This review originally appeared on Buried Under Books.
“I’m investigating the murders,” [Korolev] managed to say. “If it’s in my power, I’ll bring whoever committed them to justice.”
“It’s as good as any. The system may not be perfect—I’m not blind. These are eyes in my head. But we work for the future, a Soviet future. And it’s as fair as any damned justice system the capitalists ever lied about.” He could feel his leg trembling against the bale of hay. Was it anger or some other emotion? He wasn’t sure of anything any more. But if he didn’t believe the leadership weren’t working for the People’s future—well, where would he be? What hell would he find himself in then—if it all turned out to be a blood-soaked lie? He spat on the floor to ward off the thought, and then fumbled for another cigarette. He put it in his mouth, reaching for his matches, but Kolya had already extended a lighter.
“Thank you,” Korolev said, hearing the gruffness in his voice. He offered the Thief the packet.
“You’re an honest man. And you are a Believer, aren’t you?” Kolya seemed to be weighing him up.
“It’s none of your business.”
“Maybe it isn’t. But what if, at some stage, you have to decide between your loyalty to the church and your loyalty to Comrade Stalin. How do you think you would decide?”

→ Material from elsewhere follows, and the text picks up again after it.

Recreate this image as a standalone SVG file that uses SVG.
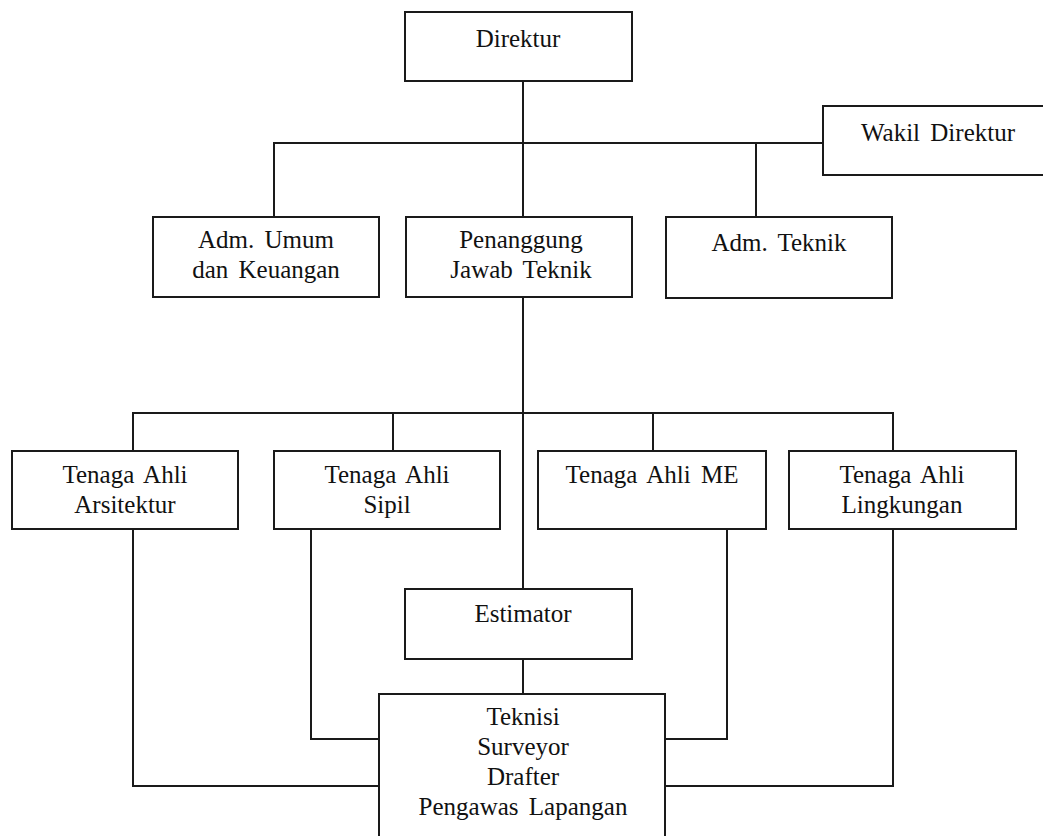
<svg xmlns="http://www.w3.org/2000/svg" width="1043" height="836" viewBox="0 0 1043 836">
<style>
.box{fill:#fff;stroke:#1a1a1a;stroke-width:2}
.ln{fill:none;stroke:#1a1a1a;stroke-width:2}
text{font-family:"Liberation Serif","Times New Roman",serif;font-size:25px;fill:#111;text-anchor:middle;word-spacing:4px}
</style>
<rect width="1043" height="836" fill="#fff"/>
<g id="connectors">
<path class="ln" d="M523,81 V589 M274,217 V143 H823 M756,143 V217 M133,451 V413 H893 V451 M393,413 V451 M653,413 V451 M523,659 V694 M133,529 V786 H379 M311,529 V739 H379 M727,529 V739 H665 M893,529 V786 H665"/>
</g>
<g id="direktur"><rect class="box" x="405" y="12" width="227" height="69"/><text x="518" y="47">Direktur</text></g>
<g id="wakil"><rect class="box" x="823" y="106" width="230" height="69"/><text x="938" y="141">Wakil Direktur</text></g>
<g id="adm-umum"><rect class="box" x="153" y="217" width="226" height="80"/><text x="266" y="248">Adm. Umum</text><text x="266" y="278">dan Keuangan</text></g>
<g id="penanggung"><rect class="box" x="406" y="217" width="226" height="80"/><text x="521" y="248">Penanggung</text><text x="521" y="278">Jawab Teknik</text></g>
<g id="adm-teknik"><rect class="box" x="666" y="217" width="226" height="81"/><text x="779" y="251">Adm. Teknik</text></g>
<g id="ta-arsitektur"><rect class="box" x="12" y="451" width="226" height="78"/><text x="125" y="483">Tenaga Ahli</text><text x="125" y="513">Arsitektur</text></g>
<g id="ta-sipil"><rect class="box" x="274" y="451" width="226" height="78"/><text x="387" y="483">Tenaga Ahli</text><text x="387" y="513">Sipil</text></g>
<g id="ta-me"><rect class="box" x="538" y="451" width="228" height="78"/><text x="652" y="483">Tenaga Ahli ME</text></g>
<g id="ta-lingkungan"><rect class="box" x="789" y="451" width="227" height="78"/><text x="902" y="483">Tenaga Ahli</text><text x="902" y="513">Lingkungan</text></g>
<g id="estimator"><rect class="box" x="405" y="589" width="227" height="70"/><text x="523" y="622">Estimator</text></g>
<g id="teknisi"><rect class="box" x="379" y="694" width="286" height="160"/><text x="523" y="725">Teknisi</text><text x="523" y="755">Surveyor</text><text x="523" y="785">Drafter</text><text x="523" y="815">Pengawas Lapangan</text></g>
</svg>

In 1936 Moscow, as Stalin’s notorious Great Purge is heating up, Comrade Alexei Korolev is a battle-scarred, world-weary veteran who publicly swears fidelity to the Soviet Union and privately hides a Bible beneath a floorboard in his bedroom. A captain in the Moscow Militia’s CID, Korolev is charged with investigating the torture and murder of a young woman. It’s not an easy case to begin with, but when the victim turns out to be an Orthodox nun from America and then a second body turns up, Korolev realizes the stakes are far higher than he imagined. With State Security watching his every move, Korolev must seek the assistance of an American antiques dealer, the leader of Moscow’s criminal underworld, a wily street kid, and the writer Isaac Babel to find both the killer and the motive for the crimes. Eventually his leads take him full circle, back to State Security and the Soviet Union’s efforts to raise money by selling antiquities, including icons confiscated from churches after the 1917 Revolution. At the center of the mystery is the missing Kazanskaya, an icon believed to possess miraculous powers.
I’ll come right out and admit that I know next to nothing about Russian culture and society, much less about the short history of the Soviet Union (I turned to Wikipedia for a brief primer on the Great Purge, and it was through another review that I learned that Isaac Babel is a historical figure). Short of the “In Soviet Russia, books review you!” meme started by comedian Yakov Smirnov, I don’t even know enough about Russia in the 20th century to name popular clichés and stereotypes. That said, there’s something about The Holy Thief that seems off to me. For one thing, it has a very British feel to it, particularly in the repeated references to Sherlock Holmes and Korolev’s past as a football star. Perhaps Arthur Conan Doyle was a popular writer in Russia a century ago, and maybe football was as much a part of their entertainment as it is in England; I truly don’t know. But it doesn’t seem right to me.
Korolev is a bit of a tough nut to crack. He seems to be an amalgam of characteristics rather than a fully-fleshed character. War veteran, divorced father who hasn’t seen his son in years, former football star, skilled detective, loyal Communist, clandestine Christian, respected by his colleagues, literary figures, football fans, Thieves, and street kids alike – and yet I feel like I don’t know him at all. I might say the same about the plot: all the different bits of intrigue don’t quite add up to a well-rounded story. In the end, I just didn’t find The Holy Thief or Alexei Korolev all that engaging.